Klik hier voor een overzicht kaart van alle uur-hokken waar de Nauwe korfslak ooit is waargenomen.

Biotoop in Nederland
De soort wordt in Nederland vooral aangetroffen in duingebieden. Het gaat daarbij om biotopen variërend van open duin, tot sterk beschaduwd loofbos op zowel jonge als oude duinen. De soort wordt ook aangetroffen in infiltratiegebieden, langs diverse wateren, drassige weilanden en in rivierbos.
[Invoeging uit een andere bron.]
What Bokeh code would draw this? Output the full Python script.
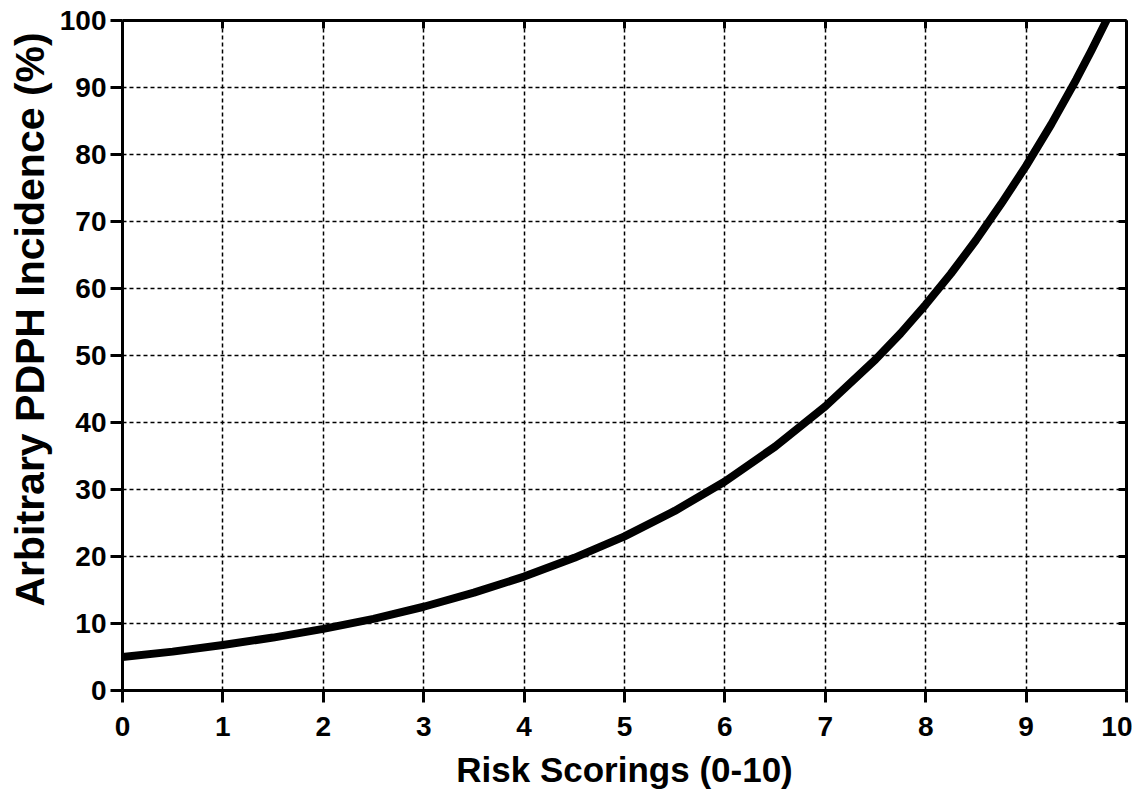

Doorgaans leeft de soort in open vochtige en vaak wat kalkrijke biotopen, die soms tijdelijk, maar nooit permanent uitdrogen. Tijdelijke uitdroging, evenals overstromingen wor den wel verdragen. De dieren worden vooral aangetroffen op overgangszones tussen nat en vochtig tot drassig terrein, waar ze leven op en tussen diverse grassen en moerasplanten. De Nauwe korfslak is echter niet duidelijk aan bepaalde plantensoorten gebonden en er worden ook vaak (soms veel!) dieren in de strooisellaag van duin- en andere bossen waargenomen. Ze zijn ook te vinden onder takjes en hout dat zich op de bodem bevindt. Een enkele keer worden ze ook op of onder stenen aangetroffen.

Populaties
In de praktijk blijkt het voorkomen vaak beperkt tot kleine populaties in zones van slechts enkele strekkende of vierkante meters. Tegenover dit beperkte voorkomen kunnen plaatselijk hoge dichtheden staan, tot circa 1000 stuks per vierkante meter.

Wijze van waarnemen
Om de Nauwe korfslak te vinden worden in het veld doorgaans monsters genomen van de strooisellaag (afgevallen bladeren, stengels en takjes). Doorgaans verzamelt men per locatie één tot twee liter. Het monster wordt na droging uitgezocht met behulp van een zevenset met maaswijdte van verschillende grootten, de kleinste met een maaswijdte van 1 millimeter. Vervolgens wordt het materiaal onder de binoculair uitgezocht en de exemplaren (ook van andere aanwezige mollusken) er uitgepikt en geteld. De verwerkingstijd (drogen, uitzoeken, etiketteren van buisjes en determineren, van één monster bedraagt circa vier uur.

Slechts weinig malacologen zijn in staat de soort in het veld op planten met het blote oog waar te nemen (zichtmethode). Ook deze experts nemen echter monsters, omdat ook gebleken is dat de soort via bemonstering veel vaker en beter kan worden vastgesteld dan met het blote oog.